West Netherlands (West-Nederland) is a subdivision of Netherlands as defined by the Nomenclature of Territorial Units for Statistics (NUTS). It is one of the four classified NUTS-1 statistical regions of Netherlands. The region incorporates the western parts of the country, and encompasses an area of 11892 km2. The region has a long coastline along the North Sea to the west and shares an international border with Belgium to the south. It incorporates four provinces -North Holland, South Holland, Utrecht, and Zeeland. With a population of over 8.6 million, it is densely populated and is the most populated of the all the regions in Netherlands. The region forms most of the Randstad region, and includes the capital Amsterdam and the country's other largest urban areas in Rotterdam, The Hague, and Utrecht.

== Classification ==
The country of Netherlands is organized into 12 provinces for administrative purposes. The Nomenclature of Territorial Units for Statistics (NUTS) organizes the country into four broader level
subdivisions. These are classified as a NUTS-1 statistical regions, and incorporate one or more provinces within it. The provinces form the NUTS-2 territorial units under them.

== Geography ==
West Netherlands incorporates the western parts of the country, encompassing an area of 11892 km2. The region is located in Western Europe, and shares a coastline along the North Sea to the west. It shares an international land border with Belgium in the south. It is bordered by North Netherlands to the northeast, East Netherlands to the east, and South Netherlands to the southeast. Being closer to the sea, much of the region lies at a low altitude, and few regions lie below the mean sea level. The region forms most of the Randstad region, which is one of the most densely populated urban areas in Europe.

=== Sub-divisions ===
The region incorporates four provinces -North Holland, South Holland, Utrecht, and Zeeland. The provinces have remained the same since 1840 when North and South Holland was split from the Holland province.

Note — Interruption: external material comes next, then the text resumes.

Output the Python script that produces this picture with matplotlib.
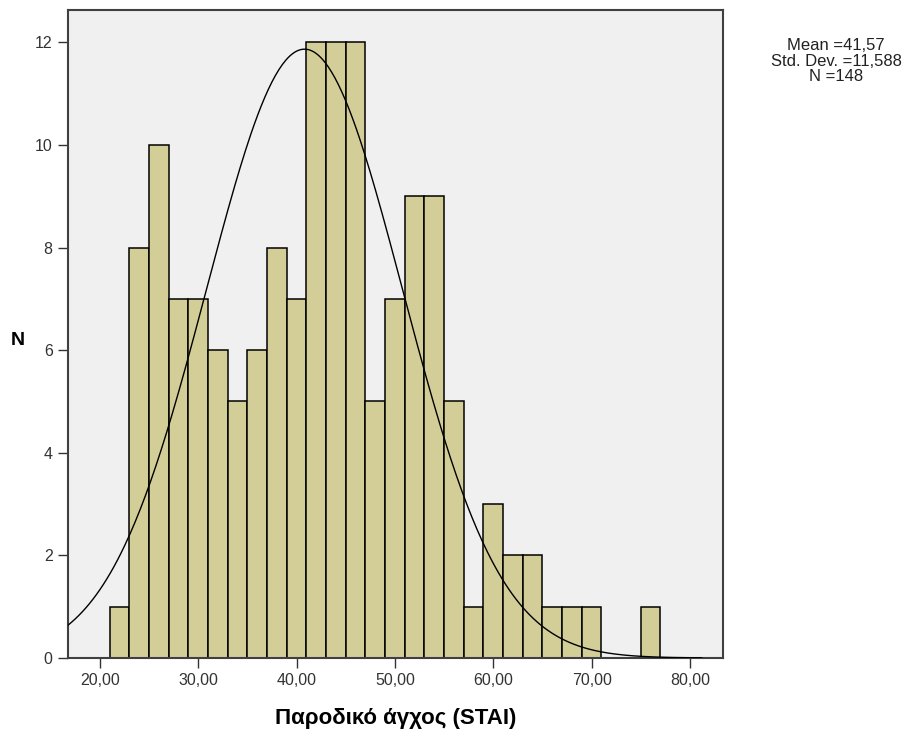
import numpy as np
import matplotlib
matplotlib.use('Agg')
import matplotlib.pyplot as plt

plt.rcParams['font.family'] = ['Liberation Sans', 'DejaVu Sans']

# histogram bins (left edges, width 2) and counts
bin_left = [21, 23, 25, 27, 29, 31, 33, 35, 37, 39, 41, 43, 45, 47,
            49, 51, 53, 55, 57, 59, 61, 63, 65, 67, 69, 71, 73, 75]
counts = [1, 8, 10, 7, 7, 6, 5, 6, 8, 7, 12, 12, 12, 5,
          7, 9, 9, 5, 1, 3, 2, 2, 1, 1, 1, 0, 0, 1]
bin_width = 2

# fitted normal curve as drawn (peak ~11.8 near 40.8)
curve_mean = 40.8
curve_sd = 9.95
n_total = 148

x_ticks = [20, 30, 40, 50, 60, 70, 80]
x_ticklabels = ['20,00', '30,00', '40,00', '50,00', '60,00', '70,00', '80,00']
y_ticks = [0, 2, 4, 6, 8, 10, 12]

stats_text = 'Mean =41,57\nStd. Dev. =11,588\nN =148'

fig = plt.figure(figsize=(9.07, 7.36), dpi=100)
ax = fig.add_axes([0.075, 0.106, 0.722, 0.881])
ax.set_facecolor('#f0f0f0')

ax.bar(bin_left, counts, width=bin_width, align='edge',
       color='#d3ce97', edgecolor='black', linewidth=1.1, zorder=2)

xs = np.linspace(10, 81.2, 400)
ys = n_total * bin_width / (curve_sd * np.sqrt(2 * np.pi)) * \
    np.exp(-0.5 * ((xs - curve_mean) / curve_sd) ** 2)
ax.plot(xs, ys, color='black', linewidth=1.0, zorder=3)

ax.set_xlim(16.75, 83.35)
ax.set_ylim(0, 12.64)
ax.set_xticks(x_ticks)
ax.set_xticklabels(x_ticklabels)
ax.set_yticks(y_ticks)
ax.tick_params(axis='both', direction='out', length=7, width=1,
               color='#333333', labelsize=11.5, labelcolor='#333333', pad=4)

for sp in ax.spines.values():
    sp.set_color('#404040')
    sp.set_linewidth(1.5)

ax.set_xlabel('Παροδικό άγχος (STAI)', fontsize=16, fontweight='bold', labelpad=14)
fig.text(0.02, 0.538, 'N', fontsize=14, fontweight='bold', ha='center', va='center')

fig.text(0.922, 0.948, stats_text, fontsize=12, ha='center', va='top',
         linespacing=1.05, color='#222222')

fig.savefig('out.png', dpi=100)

| Flag | Location | Province | Capital | Largest city | Municipalities | Total area |  | Land area |  | Water area |  | Population (2024) | GRDP mn Euros (2022) |
| km^{2} | mi^{2} | km^{2} | mi^{2} | km^{2} | mi^{2} |
|  |  | North Holland | Haarlem | Amsterdam | 44 | 4,092 | 1,580 | 2,663 | 1,028 | 1,429 | 552 | 2,976,487 | 231,562 |
|  |  | South Holland | The Hague | Rotterdam | 50 | 3,308 | 1,277 | 2,698 | 1,042 | 609 | 235 | 3,840,460 | 217,061 |
|  |  | Utrecht | Utrecht |  | 26 | 1,560 | 602 | 1,484 | 573 | 76 | 29 | 1,400,057 | 99,348 |
|  |  | Zeeland | Middelburg | Terneuzen | 13 | 2,933 | 1,133 | 1,780 | 687 | 1,154 | 445 | 391,634 | 19,035 |

== Demographics ==
With a population of over 8.6 million, it is the most populated of the all the regions in Netherlands, and includes the capital Amsterdam and the country's other largest urban areas in Rotterdam, Hague, and Utrecht. With a Gross regional domestic product of over 567 billion Euros, the region contributes to more than 57% of the country's GDP.